Sibanye-Stillwater CEO Neal Froneman. Picture: ROBERT TSHABALALA
Sibanye-Stillwater CEO Neal Froneman. Picture: ROBERT TSHABALALA

Sibanye-Stillwater, the world biggest source of platinum group metals (PGMs), will use spare smelting capacity to ease the effect of an 80-day shutdown of a processing facility at rival Anglo American Platinum (Amplats) after the parties reached an agreement in principle.

Earlier in March, Amplats issued a force-majeure notice — a legal defence that allows it to avoid liability for failing to meet contractual obligations due to an unexpected event — on supplies of metals after an explosion at a Rustenburg processing plant.

The agreement would enable Sibanye, one of the companies issued with a force-majeure notification, to refine PGM-containing material from its own Marikana facility instead of sending it to Amplats for processing, Sibanye said on Tuesday.

At close of trade on Tuesday, Sibanye's share price was 5.4% higher at R22.29 while Amplats was down 6.17% and Impala Platinum was down 4.92%.

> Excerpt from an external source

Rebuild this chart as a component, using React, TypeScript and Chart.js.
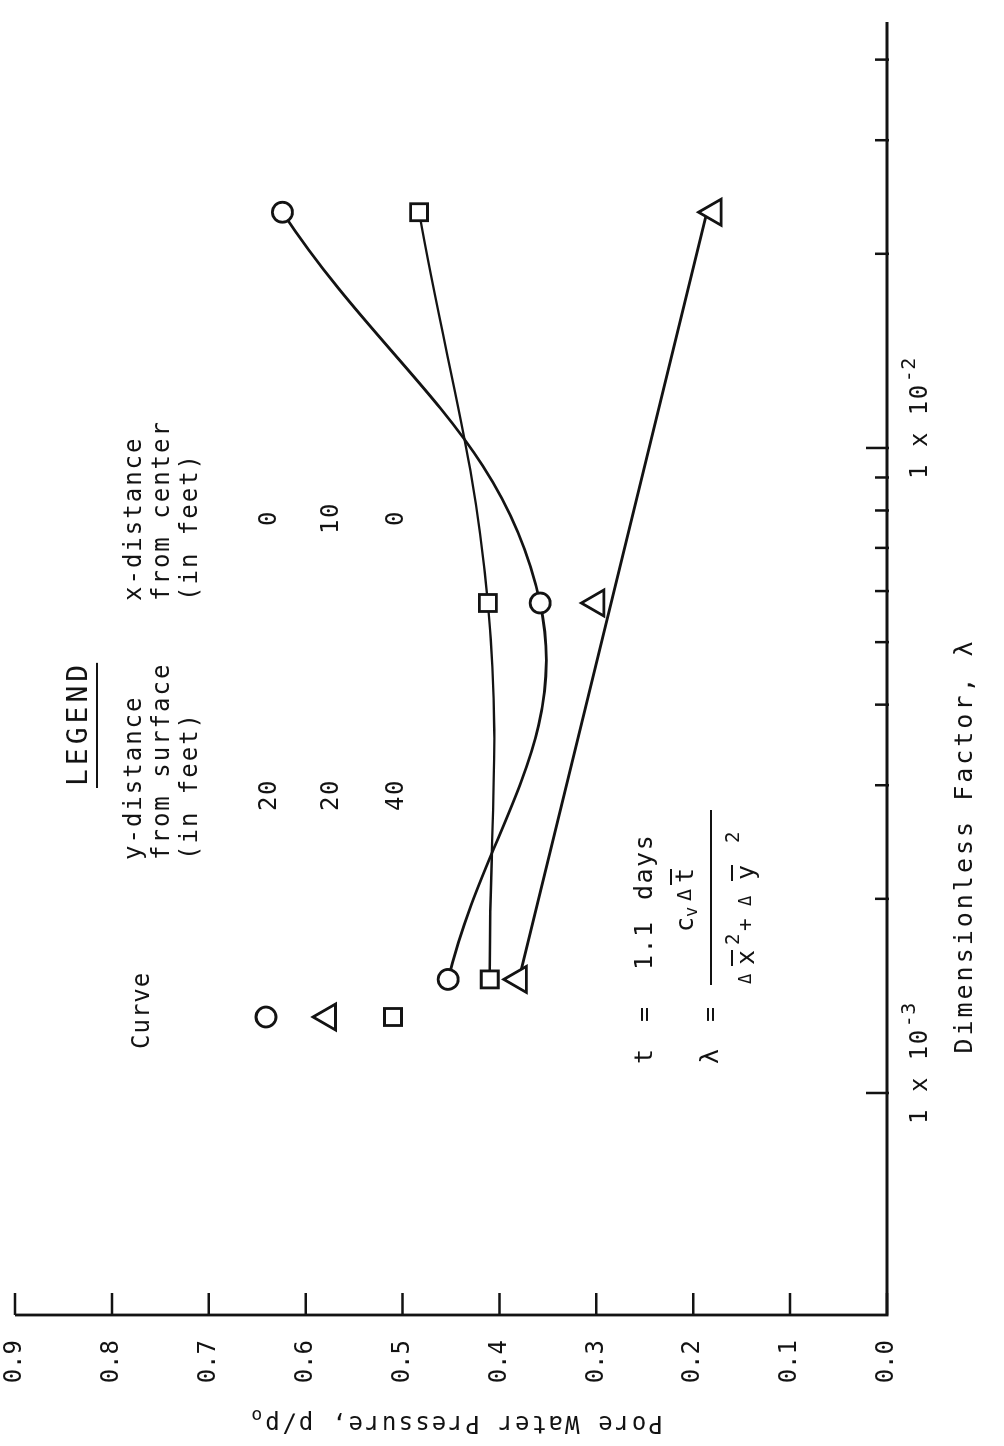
import React, { useEffect, useRef } from "react";
import { Chart, registerables } from "chart.js";

Chart.register(...registerables);

// ---- data ----
const lambdaValues = [1.5e-3, 5.75e-3, 2.32e-2];
const circleP = [0.453, 0.358, 0.624];
const squareP = [0.41, 0.412, 0.483];
const triangleP = [0.38, 0.3, 0.179];
const triangleFitLambda = [1.5e-3, 2.32e-2];
const triangleFitP = [0.38, 0.186];

const pTickValues = [0, 0.1, 0.2, 0.3, 0.4, 0.5, 0.6, 0.7, 0.8, 0.9];
const pTickLabels = ["0.0", "0.1", "0.2", "0.3", "0.4", "0.5", "0.6", "0.7", "0.8", "0.9"];
const lambdaTickValues = [1e-3, 2e-3, 3e-3, 4e-3, 5e-3, 6e-3, 7e-3, 8e-3, 9e-3, 1e-2, 2e-2, 3e-2, 4e-2];
const lambdaTickBase = ["1 x 10", "", "", "", "", "", "", "", "", "1 x 10", "", "", ""];
const lambdaTickExp = ["-3", "", "", "", "", "", "", "", "", "-2", "", "", ""];
const lambdaMin = 4.527e-4;
const lambdaMax = 0.04575;

const legendCurves = ["circle", "triangle", "rect"];
const legendYDist = ["20", "20", "40"];
const legendXDist = ["0", "10", "0"];

// ---- layout ----
const W = 1446;
const H = 1004;
const INK = "#131313";
const MONO = '"DejaVu Sans Mono", monospace';

function pts(xs: number[], ys: number[]) {
  return xs.map((x, i) => ({ x, y: ys[i] }));
}

function drawMarker(ctx: CanvasRenderingContext2D, style: string, x: number, y: number) {
  ctx.save();
  ctx.lineWidth = 2.8;
  ctx.strokeStyle = INK;
  ctx.fillStyle = "#fff";
  ctx.beginPath();
  if (style === "circle") {
    ctx.arc(x, y, 10, 0, Math.PI * 2);
  } else if (style === "rect") {
    ctx.rect(x - 8.5, y - 8.5, 17, 17);
  } else {
    const r = 15;
    ctx.moveTo(x, y - r);
    ctx.lineTo(x + r * Math.sin(Math.PI / 3), y + r / 2);
    ctx.lineTo(x - r * Math.sin(Math.PI / 3), y + r / 2);
    ctx.closePath();
  }
  ctx.fill();
  ctx.stroke();
  ctx.restore();
}

function txt(
  ctx: CanvasRenderingContext2D,
  s: string,
  u: number,
  v: number,
  size: number,
  align: CanvasTextAlign = "left",
  spacing = 1.5
) {
  ctx.font = `${size}px ${MONO}`;
  (ctx as any).letterSpacing = `${spacing}px`;
  ctx.textAlign = align;
  ctx.textBaseline = "middle";
  ctx.fillStyle = INK;
  ctx.fillText(s, u, v);
  return ctx.measureText(s).width;
}

const decorations = {
  id: "decorations",
  afterDraw(chart: any) {
    const ctx: CanvasRenderingContext2D = chart.ctx;
    const xs = chart.scales.x;
    const ys = chart.scales.y;
    const { left, right, top, bottom } = chart.chartArea;
    ctx.save();
    ctx.strokeStyle = INK;
    ctx.lineCap = "butt";
    // axes
    ctx.lineWidth = 2.8;
    ctx.beginPath();
    ctx.moveTo(left, top);
    ctx.lineTo(left, bottom);
    ctx.lineTo(right, bottom);
    ctx.stroke();
    // p ticks (inward)
    ctx.lineWidth = 2.5;
    ctx.beginPath();
    pTickValues.forEach((v) => {
      const y = ys.getPixelForValue(v);
      ctx.moveTo(left, y);
      ctx.lineTo(left + 22, y);
    });
    ctx.stroke();
    // lambda ticks (inward) and their labels
    ctx.beginPath();
    lambdaTickValues.forEach((v, i) => {
      const x = xs.getPixelForValue(v);
      const len = lambdaTickBase[i] ? 21 : 12;
      ctx.moveTo(x, bottom + 2);
      ctx.lineTo(x, bottom - len);
    });
    ctx.stroke();
    lambdaTickValues.forEach((v, i) => {
      if (!lambdaTickBase[i]) return;
      const x = xs.getPixelForValue(v);
      const w = txt(ctx, lambdaTickBase[i], x - 31, bottom + 34, 24, "left", 1.5);
      txt(ctx, lambdaTickExp[i], x - 31 + w + 1, bottom + 23, 20, "left", 0.5);
    });

    // axis titles
    ctx.save();
    ctx.translate(24, 455);
    ctx.rotate(-Math.PI / 2);
    const tw = txt(ctx, "Pore Water Pressure, p/p", -8, 0, 24, "center", 2.2);
    txt(ctx, "o", -8 + tw / 2 + 1, 7, 18, "left", 0);
    ctx.restore();
    txt(ctx, "Dimensionless Factor, λ", 600, 965, 25, "center", 3);

    // legend block
    const lw = txt(ctx, "LEGEND", 660, 80, 28, "left", 4);
    ctx.lineWidth = 2.2;
    ctx.beginPath();
    ctx.moveTo(658, 97);
    ctx.lineTo(660 + lw - 2, 97);
    ctx.stroke();
    txt(ctx, "Curve", 397, 143, 24, "left", 1);
    txt(ctx, "y-distance", 586, 135, 24, "left", 2);
    txt(ctx, "from surface", 586, 163, 24, "left", 2);
    txt(ctx, "(in feet)", 586, 191, 24, "left", 2);
    txt(ctx, "x-distance", 845, 135, 24, "left", 2);
    txt(ctx, "from center", 845, 163, 24, "left", 2);
    txt(ctx, "(in feet)", 845, 191, 24, "left", 2);
    const rowsV = [266, 328, 393];
    legendCurves.forEach((s, i) => drawMarker(ctx, s, 429, rowsV[i]));
    legendYDist.forEach((s, i) => txt(ctx, s, 651, rowsV[i] + 4, 24, "center"));
    legendXDist.forEach((s, i) => txt(ctx, s, 928, rowsV[i] + 4, 24, "center"));

    // t = 1.1 days
    txt(ctx, "t", 382, 645, 25);
    txt(ctx, "=", 424, 645, 25);
    txt(ctx, "1.1", 476, 645, 25);
    txt(ctx, "days", 546, 645, 25);
    // lambda = fraction
    txt(ctx, "λ", 382, 711, 25);
    txt(ctx, "=", 424, 711, 25);
    ctx.lineWidth = 2.2;
    ctx.beginPath();
    ctx.moveTo(461, 711);
    ctx.lineTo(636, 711);
    ctx.stroke();
    // numerator c_v Δ t-bar
    txt(ctx, "c", 514, 686, 25, "left", 0);
    txt(ctx, "v", 529, 693, 17, "left", 0);
    txt(ctx, "Δ", 545, 686, 20, "left", 0);
    txt(ctx, "t", 563, 686, 25, "left", 0);
    ctx.lineWidth = 2;
    ctx.beginPath();
    ctx.moveTo(561, 671);
    ctx.lineTo(577, 671);
    ctx.stroke();
    // denominator Δx̄² + Δȳ²
    txt(ctx, "Δ", 462, 747, 17, "left", 0);
    txt(ctx, "x", 481, 747, 25, "left", 0);
    txt(ctx, "2", 501, 734, 19, "left", 0);
    txt(ctx, "+", 515, 747, 21, "left", 0);
    txt(ctx, "Δ", 540, 747, 17, "left", 0);
    txt(ctx, "y", 566, 747, 25, "left", 0);
    txt(ctx, "2", 603, 734, 19, "left", 0);
    ctx.lineWidth = 2;
    ctx.beginPath();
    ctx.moveTo(480, 732);
    ctx.lineTo(496, 732);
    ctx.moveTo(565, 732);
    ctx.lineTo(581, 732);
    ctx.stroke();
    ctx.restore();
  },
};

export default function App() {
  const ref = useRef<HTMLCanvasElement | null>(null);
  useEffect(() => {
    document.body.style.margin = "0";
    const canvas = ref.current!;
    const chart = new Chart(canvas, {
      type: "line",
      data: {
        datasets: [
          {
            label: "triangle",
            data: pts(lambdaValues, triangleP),
            showLine: false,
            pointStyle: "triangle",
            pointRadius: 15,
            pointBorderWidth: 2.8,
            pointBorderColor: INK,
            pointBackgroundColor: "#fff",
          },
          {
            label: "circle",
            data: pts(lambdaValues, circleP),
            borderColor: INK,
            borderWidth: 2.8,
            tension: 0.4,
            pointStyle: "circle",
            pointRadius: 10,
            pointBorderWidth: 2.8,
            pointBorderColor: INK,
            pointBackgroundColor: "#fff",
          },
          {
            label: "square",
            data: pts(lambdaValues, squareP),
            borderColor: INK,
            borderWidth: 2.3,
            tension: 0.4,
            pointStyle: "rect",
            pointRadius: 12,
            pointBorderWidth: 2.8,
            pointBorderColor: INK,
            pointBackgroundColor: "#fff",
          },
          {
            label: "triangle fit",
            data: pts(triangleFitLambda, triangleFitP),
            borderColor: INK,
            borderWidth: 2.8,
            pointRadius: 0,
            tension: 0,
          },
        ],
      },
      options: {
        responsive: false,
        animation: false,
        devicePixelRatio: 1,
        layout: { autoPadding: false, padding: { top: 15, right: 22, left: 0, bottom: 0 } },
        plugins: { legend: { display: false }, tooltip: { enabled: false } },
        scales: {
          x: {
            type: "logarithmic",
            min: lambdaMin,
            max: lambdaMax,
            afterFit: (s: any) => {
              s.height = H - 887;
              s.paddingLeft = 0;
              s.paddingRight = 0;
              s.paddingTop = 0;
              s.paddingBottom = 0;
            },
            afterBuildTicks: (s: any) => {
              s.ticks = lambdaTickValues.map((value) => ({ value }));
            },
            grid: { display: false, drawTicks: false },
            border: { display: false },
            ticks: { display: false, autoSkip: false, maxRotation: 0, minRotation: 0 },
          },
          y: {
            type: "linear",
            min: 0,
            max: 0.9,
            afterFit: (s: any) => {
              s.width = 131;
              s.paddingTop = 0;
              s.paddingBottom = 0;
              s.paddingLeft = 0;
              s.paddingRight = 0;
            },
            afterBuildTicks: (s: any) => {
              s.ticks = pTickValues.map((value) => ({ value }));
            },
            grid: { display: false, drawTicks: false },
            border: { display: false },
            ticks: {
              padding: 25,
              color: INK,
              font: { family: "DejaVu Sans Mono", size: 24 },
              callback: (_v: any, i: number) => pTickLabels[i],
            },
          },
        },
      },
      plugins: [decorations],
    });
    return () => chart.destroy();
  }, []);

  return (
    <div style={{ position: "fixed", left: 0, top: 0, width: 1004, height: 1446, overflow: "hidden", background: "#fff" }}>
      <div
        style={{
          position: "absolute",
          left: 0,
          top: 0,
          width: W,
          height: H,
          transformOrigin: "0 0",
          transform: `translateY(${W}px) rotate(-90deg)`,
        }}
      >
        <canvas ref={ref} width={W} height={H} style={{ width: W, height: H, display: "block" }} />
      </div>
    </div>
  );
}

The agreement minimises supply disruptions at Sibanye, but comes while PGM prices have suffered sharp losses in the wake of a global sell-off of industrial metals due to worries about the effects of the coronavirus pandemic on vehicle production and the global economy.  

“We welcome the finalisation of these arrangements with Anglo Platinum, which will largely offset the impact of the force-majeure event on the Sibanye-Stillwater operations and result in a minimal impact on the production outlook for the SA PGM operations,” said Sibanye CEO Neal Froneman.

Kroondal operations

Under the agreement, Sibanye will process all PGM materials produced from its Rustenburg and Platinum Mile operations.

Sibanye will also be processing half of PGM-containing material produced from Kroondal operations, a 50-50 joint venture with Amplats.

The agreement will remain in place for at least the duration of the force majeure, which carries with it reputational damage and is not something companies declare lightly.

Before the force majeure, PGM-containing material from Rustenburg was smelted and refined by Amplats under an agreement struck in 2016 when Sibanye bought the assets while material from Kroondal was subject to an agreement under which Amplats was responsible for smelting the output.    

Amplats, the world’s second-biggest source of PGMs, declared force majeure on supplies of metals to customers on March 6, and warned that the shutdown will lead to 900,000 ounces in lost annual output.  

After an explosion on February 10 at its Anglo converter plant, which treats smelted matte in preparation for putting it through a host of refining processes, Amplats started its second converter plant. However, the second plant had inexplicable water ingress, a dangerous situation when working with metals at very high temperatures, and posed a risk of another explosion.  

The first plant is expected to return to service by the second quarter of 2021.